Since $\lfloor k/3 \rfloor,\lfloor k/5 \rfloor,\lfloor k/7 \rfloor < k$, it follows by the I.H. that $T(\lfloor k/3 \rfloor) \le ck/3$, $T(\lfloor k/5 \rfloor) \le ck/5$, and $T(\lfloor k/7 \rfloor) \le ck/7$.
Then using the definition of $T(n)$ we can say that
\begin{align*}
T(k) &\le \frac{ck}{3} + \frac{ck}{5} + \frac{ck}{7} + k\\
&\le ck\left(\frac{1}{3} + \frac{1}{5} + \frac{1}{7} + \frac{1}{c}\right)
\end{align*}
To prove that $T(n) \in O(n)$ for $n=k$, we need to show that this quantity is less than $ck$ as follows
\begin{align*}
ck\left(\frac{1}{3} + \frac{1}{5} + \frac{1}{7} + \frac{1}{c}\right) &\le ck \\
\frac{1}{3} + \frac{1}{5} + \frac{1}{7} + \frac{1}{c} &\le 1 \\
\frac{71}{105} + \frac{1}{c} &\le 1 \\
\frac{1}{c} &\le \frac{34}{105} \\
c &\le \frac{105}{34}
\end{align*}
So for any $c \ge 105/34$, $T(n) \in O(n)$ for $n = k$, and thus $T(n) \in O(n)$.
Questions:
- What is the particular reason that strong induction is necessary for this proof? Is it because $T(n)$ is defined in terms of three previous recursive instances with floor functions that don't follow the same $+1$ ordering as the natural numbers? Or does it relate to proving asymptotic complexity where a claim $P(n)$ involves $\forall n \ge n_0$ for each $n$?
- Is my base case sufficient? Since BigOh typically applies to asymptotic limits, I have trouble understanding how to prove BigOh for a base case when $n$ takes on a specific value.
- Are there any issues with my attempted proof? Don't hold back, I would appreciate some formal criticism.
Best Answer
Strong induction is necessary for this proof because weak induction isn't enough to solve the problem. Specifically, weak induction looks at $T(n-1)$, but you need to plug different values into $T$, so you need to assume the claim is true for more cases.
The base case is enough, you showed that $T(0)\leq c\cdot 0$.

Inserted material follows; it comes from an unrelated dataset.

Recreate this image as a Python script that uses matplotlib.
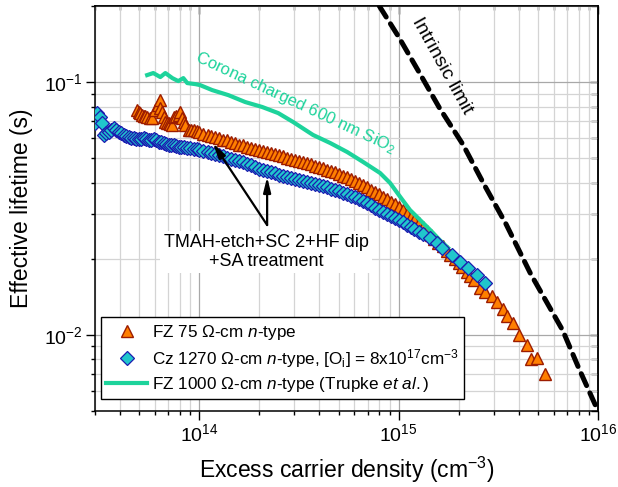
import matplotlib
matplotlib.use('Agg')
import matplotlib.pyplot as plt
from matplotlib.ticker import LogLocator, LogFormatterMathtext, NullFormatter
from matplotlib.lines import Line2D

plt.rcParams['font.family'] = ['Liberation Sans', 'DejaVu Sans']
plt.rcParams['mathtext.fontset'] = 'custom'
plt.rcParams['mathtext.rm'] = 'Liberation Sans'
plt.rcParams['mathtext.it'] = 'Liberation Sans:italic'
plt.rcParams['mathtext.bf'] = 'Liberation Sans:bold'

# ---------------- data ----------------
# FZ 75 Ohm-cm n-type (triangles)
fz75_n = [4.88e13, 4.97e13, 5.06e13, 5.16e13, 5.26e13, 5.37e13, 5.47e13, 5.63e13, 5.80e13,
          6.02e13, 6.18e13, 6.32e13, 6.38e13, 6.50e13, 6.63e13, 6.76e13, 6.89e13, 7.02e13,
          7.16e13, 7.30e13, 7.43e13, 7.65e13, 7.87e13, 8.04e13, 8.19e13, 8.35e13, 8.51e13,
          8.84e13, 9.10e13, 9.36e13, 9.70e13,
          1.00e14, 1.05e14, 1.10e14, 1.15e14, 1.20e14, 1.26e14, 1.32e14, 1.38e14, 1.45e14, 1.51e14,
          1.58e14, 1.66e14, 1.74e14, 1.82e14, 1.91e14, 2.00e14, 2.09e14, 2.19e14, 2.29e14, 2.40e14,
          2.51e14, 2.63e14, 2.75e14, 2.88e14, 3.02e14, 3.16e14, 3.31e14, 3.47e14, 3.63e14, 3.80e14,
          3.98e14, 4.17e14, 4.37e14, 4.57e14, 4.79e14, 5.01e14, 5.25e14, 5.50e14, 5.75e14, 6.03e14,
          6.31e14, 6.61e14, 6.92e14, 7.24e14, 7.59e14, 7.94e14, 8.32e14, 8.71e14, 9.12e14, 9.55e14,
          1.00e15, 1.05e15, 1.10e15, 1.15e15, 1.20e15, 1.26e15, 1.32e15, 1.38e15, 1.45e15, 1.51e15,
          1.58e15, 1.66e15, 1.74e15, 1.82e15, 1.91e15, 2.00e15, 2.09e15, 2.19e15, 2.29e15, 2.40e15,
          2.56e15, 2.72e15, 2.94e15, 3.10e15, 3.34e15, 3.50e15, 3.75e15, 4.00e15, 4.41e15, 4.60e15,
          4.94e15, 5.42e15]
fz75_tau = [0.0775, 0.0764, 0.0752, 0.0744, 0.0736, 0.0732, 0.0729, 0.0724, 0.0719,
            0.0775, 0.0812, 0.0849, 0.0787, 0.0763, 0.0730, 0.0697, 0.0692, 0.0687,
            0.0682, 0.0676, 0.0729, 0.0735, 0.0741, 0.0763, 0.0719, 0.0698, 0.0676,
            0.0646, 0.0646, 0.0646, 0.0640,
            0.0632, 0.0624, 0.0620, 0.0611, 0.0606, 0.0601, 0.0592, 0.0588, 0.0577, 0.0572,
            0.0566, 0.0563, 0.0555, 0.0551, 0.0546, 0.0540, 0.0536, 0.0528, 0.0524, 0.0518,
            0.0513, 0.0508, 0.0503, 0.0497, 0.0493, 0.0488, 0.0484, 0.0477, 0.0473, 0.0467,
            0.0462, 0.0457, 0.0451, 0.0446, 0.0440, 0.0434, 0.0427, 0.0420, 0.0413, 0.0405,
            0.0398, 0.0391, 0.0383, 0.0375, 0.0368, 0.0360, 0.0352, 0.0344, 0.0336, 0.0328,
            0.0320, 0.0311, 0.0302, 0.0294, 0.0285, 0.0276, 0.0267, 0.0258, 0.0249, 0.0240,
            0.0232, 0.0224, 0.0215, 0.0207, 0.0199, 0.0192, 0.0185, 0.0178, 0.0171, 0.0165,
            0.0153, 0.0148, 0.0142, 0.0135, 0.0127, 0.0119, 0.0111, 0.0100, 0.0091, 0.0080,
            0.0081, 0.0070]

# Cz 1270 Ohm-cm n-type (diamonds)
cz_n = [3.01e13, 3.07e13, 3.19e13, 3.25e13, 3.31e13, 3.41e13, 3.51e13, 3.62e13, 3.72e13,
        3.83e13, 3.94e13, 4.06e13, 4.18e13, 4.30e13, 4.43e13, 4.56e13, 4.69e13, 4.83e13,
        4.97e13, 5.11e13, 5.26e13, 5.41e13, 5.57e13, 5.74e13, 5.91e13, 6.08e13, 6.25e13,
        6.44e13, 6.63e13, 6.82e13, 7.02e13, 7.22e13, 7.43e13, 7.65e13, 7.87e13, 8.10e13,
        8.34e13, 8.67e13, 9.01e13, 9.36e13, 9.73e13,
        1.00e14, 1.05e14, 1.10e14, 1.15e14, 1.20e14, 1.26e14, 1.32e14, 1.38e14, 1.45e14, 1.51e14,
        1.58e14, 1.66e14, 1.74e14, 1.82e14, 1.91e14, 2.00e14, 2.09e14, 2.19e14, 2.29e14, 2.40e14,
        2.51e14, 2.63e14, 2.75e14, 2.88e14, 3.02e14, 3.16e14, 3.31e14, 3.47e14, 3.63e14, 3.80e14,
        3.98e14, 4.17e14, 4.37e14, 4.57e14, 4.79e14, 5.01e14, 5.25e14, 5.50e14, 5.75e14, 6.03e14,
        6.31e14, 6.61e14, 6.92e14, 7.24e14, 7.59e14, 7.94e14, 8.32e14, 8.71e14, 9.12e14, 9.55e14,
        1.00e15, 1.05e15, 1.10e15, 1.15e15, 1.20e15, 1.26e15, 1.32e15,
        1.44e15, 1.55e15, 1.65e15, 1.85e15, 2.03e15, 2.23e15, 2.47e15, 2.72e15]
cz_tau = [0.0687, 0.0752, 0.0729, 0.0687, 0.0618, 0.0628, 0.0637, 0.0646, 0.0656,
          0.0646, 0.0637, 0.0628, 0.0618, 0.0613, 0.0608, 0.0603, 0.0599, 0.0597,
          0.0595, 0.0597, 0.0599, 0.0594, 0.0590, 0.0592, 0.0595, 0.0588, 0.0581,
          0.0577, 0.0573, 0.0568, 0.0564, 0.0564, 0.0564, 0.0560, 0.0555, 0.0555,
          0.0555, 0.0551, 0.0547, 0.0545, 0.0543,
          0.0538, 0.0534, 0.0528, 0.0525, 0.0520, 0.0515, 0.0509, 0.0503, 0.0498, 0.0492,
          0.0488, 0.0481, 0.0474, 0.0468, 0.0461, 0.0455, 0.0450, 0.0444, 0.0440, 0.0435,
          0.0430, 0.0426, 0.0422, 0.0418, 0.0414, 0.0410, 0.0406, 0.0403, 0.0399, 0.0396,
          0.0392, 0.0388, 0.0383, 0.0379, 0.0374, 0.0370, 0.0365, 0.0360, 0.0355, 0.0350,
          0.0345, 0.0338, 0.0331, 0.0325, 0.0318, 0.0312, 0.0306, 0.0301, 0.0296, 0.0290,
          0.0285, 0.0279, 0.0273, 0.0267, 0.0262, 0.0256, 0.0250,
          0.0242, 0.0230, 0.0221, 0.0207, 0.0194, 0.0184, 0.0173, 0.0161]

# FZ 1000 Ohm-cm n-type, corona charged (Trupke et al.)
trupke_n = [5.48e13, 5.88e13, 6.38e13, 6.76e13, 7.33e13, 7.85e13, 8.32e13, 8.71e13, 9.55e13,
            1.01e14, 1.16e14, 1.40e14, 1.70e14, 2.07e14, 2.49e14, 2.96e14, 3.72e14, 4.54e14,
            5.52e14, 6.64e14, 8.07e14, 9.06e14, 1.02e15, 1.14e15, 1.28e15, 1.44e15, 1.61e15,
            1.77e15]
trupke_tau = [0.1066, 0.1086, 0.1047, 0.1086, 0.1037, 0.1009, 0.1037, 0.0991, 0.0982,
              0.0973, 0.0930, 0.0888, 0.0834, 0.0797, 0.0754, 0.0695, 0.0618, 0.0574,
              0.0529, 0.0483, 0.0437, 0.0399, 0.0351, 0.0312, 0.0285, 0.0260, 0.0237,
              0.0221]

# Intrinsic limit
intrinsic_n = [8.0e14, 1.0e15, 1.27e15, 1.6e15, 2.1e15, 2.69e15, 3.46e15, 4.6e15, 6.66e15,
               8.0e15, 1.0e16]
intrinsic_tau = [0.200, 0.151, 0.109, 0.0792, 0.0567, 0.0392, 0.0274, 0.0174, 0.0104,
                 0.0074, 0.0050]

legend_labels = ['FZ 75 Ω-cm $n$-type',
                 'Cz 1270 Ω-cm $n$-type, [O$_\\mathrm{i}$] = 8x10$^{17}$cm$^{-3}$',
                 'FZ 1000 Ω-cm $n$-type (Trupke $et\\ al.$)']

# ---------------- styles ----------------
ORANGE = '#ff7f00'
ORANGE_EDGE = '#9c1c00'
CYAN = '#20c6cc'
CYAN_EDGE = '#1c1cb0'
GREEN = '#1dd39b'

fig = plt.figure(figsize=(6.18, 4.87), dpi=100)
ax = fig.add_axes([95 / 618, 76 / 487, 503 / 618, 405 / 487])
ax.set_xscale('log')
ax.set_yscale('log')
ax.set_xlim(3e13, 1e16)
ax.set_ylim(5e-3, 0.2)

ax.grid(True, which='major', color='#a8a8a8', lw=0.9, zorder=0)
ax.grid(True, which='minor', color='#d4d4d4', lw=0.9, zorder=0)
ax.set_axisbelow(True)

ax.plot(fz75_n, fz75_tau, ls='none', marker='^', ms=8.5, mfc=ORANGE, mec=ORANGE_EDGE,
        mew=1.0, zorder=3)
ax.plot(trupke_n, trupke_tau, color=GREEN, lw=3, zorder=4)
ax.plot(cz_n, cz_tau, ls='none', marker='D', ms=6.8, mfc=CYAN, mec=CYAN_EDGE,
        mew=0.9, zorder=5)
ax.plot(intrinsic_n, intrinsic_tau, color='black', lw=3.6, dashes=(2.6, 1.6),
        dash_capstyle='round', zorder=4)

# texts
ax.text(3.05e14, 0.0830, 'Corona charged 600 nm SiO$_2$', color=GREEN, fontsize=12,
        rotation=-25, ha='center', va='center', rotation_mode='anchor', zorder=6)
ax.text(1.65e15, 0.1157, 'Intrinsic limit', color='black', fontsize=14,
        rotation=-61, ha='center', va='center', rotation_mode='anchor', zorder=6)
ax.text(2.17e14, 0.0213, 'TMAH-etch+SC 2+HF dip\n+SA treatment', fontsize=13,
        ha='center', va='center', linespacing=1.1, zorder=6,
        bbox=dict(facecolor='white', edgecolor='none', pad=2.5))
for tip in [(1.17e14, 0.0574), (2.19e14, 0.0422)]:
    ax.annotate('', xy=tip, xytext=(2.19e14, 0.0272),
                arrowprops=dict(arrowstyle='-|>,head_length=0.9,head_width=0.22',
                                color='black', lw=1.6, shrinkA=0, shrinkB=0), zorder=7)

# ticks
ax.xaxis.set_major_locator(LogLocator(base=10, numticks=10))
ax.xaxis.set_minor_locator(LogLocator(base=10, subs=range(2, 10), numticks=10))
ax.yaxis.set_major_locator(LogLocator(base=10, numticks=10))
ax.yaxis.set_minor_locator(LogLocator(base=10, subs=range(2, 10), numticks=10))
ax.xaxis.set_major_formatter(LogFormatterMathtext())
ax.yaxis.set_major_formatter(LogFormatterMathtext())
ax.xaxis.set_minor_formatter(NullFormatter())
ax.yaxis.set_minor_formatter(NullFormatter())
ax.tick_params(which='major', direction='out', length=6.5, width=1, labelsize=14, pad=2)
ax.tick_params(which='minor', direction='out', length=3.2, width=1)
for s in ax.spines.values():
    s.set_linewidth(1.1)

secx = ax.secondary_xaxis('top')
secx.tick_params(which='major', direction='in', length=6, width=1, labeltop=False)
secx.tick_params(which='minor', direction='in', length=3, width=1)
secx.xaxis.set_minor_locator(LogLocator(base=10, subs=range(2, 10), numticks=10))
secx.xaxis.set_major_formatter(NullFormatter())
secx.xaxis.set_minor_formatter(NullFormatter())
secx.spines['top'].set_linewidth(1.1)
secy = ax.secondary_yaxis('right')
secy.tick_params(which='major', direction='in', length=6, width=1, labelright=False)
secy.tick_params(which='minor', direction='in', length=5, width=1)
secy.yaxis.set_minor_locator(LogLocator(base=10, subs=range(2, 10), numticks=10))
secy.yaxis.set_major_formatter(NullFormatter())
secy.yaxis.set_minor_formatter(NullFormatter())
secy.spines['right'].set_linewidth(1.1)

ax.set_xlabel('Excess carrier density (cm$^{-3}$)', fontsize=16.5, labelpad=7)
ax.set_ylabel('Effective lifetime (s)', fontsize=16.5, labelpad=8)

handles = [Line2D([], [], ls='none', marker='^', ms=8.5, mfc=ORANGE, mec=ORANGE_EDGE, mew=1.0),
           Line2D([], [], ls='none', marker='D', ms=6.8, mfc=CYAN, mec=CYAN_EDGE, mew=0.9),
           Line2D([], [], color=GREEN, lw=3)]
leg = ax.legend(handles, legend_labels, loc='lower left', bbox_to_anchor=(0.012, 0.030),
                borderaxespad=0, fontsize=12.3, frameon=True, fancybox=False,
                edgecolor='black', framealpha=1, handlelength=2.4, handletextpad=0.3,
                borderpad=0.3, labelspacing=0.3)
leg.get_frame().set_linewidth(1.0)
leg.set_zorder(8)

fig.savefig('out.png', dpi=100)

Your attempted proof is backwards (it's more like scratch work). In your "proof," you found that $c\geq\frac{105}{34}$ (YOU FORGOT TO FLIP THE INEQUALITY). Your work helped you to figure out what $c$ should be. Now, you have to go back and start with an appropriate $c$ value and prove that that particular value for $c$ works. (You could round $c$ up to the nearest integer).
Therefore, start the entire proof over using $c=\frac{105}{34}$ (or any integer greater than this quotient) and prove that for the base case $T(0)\leq c\cdot 0$. Also, prove that $T(n)\leq cn$ by doing your work in the opposite direction.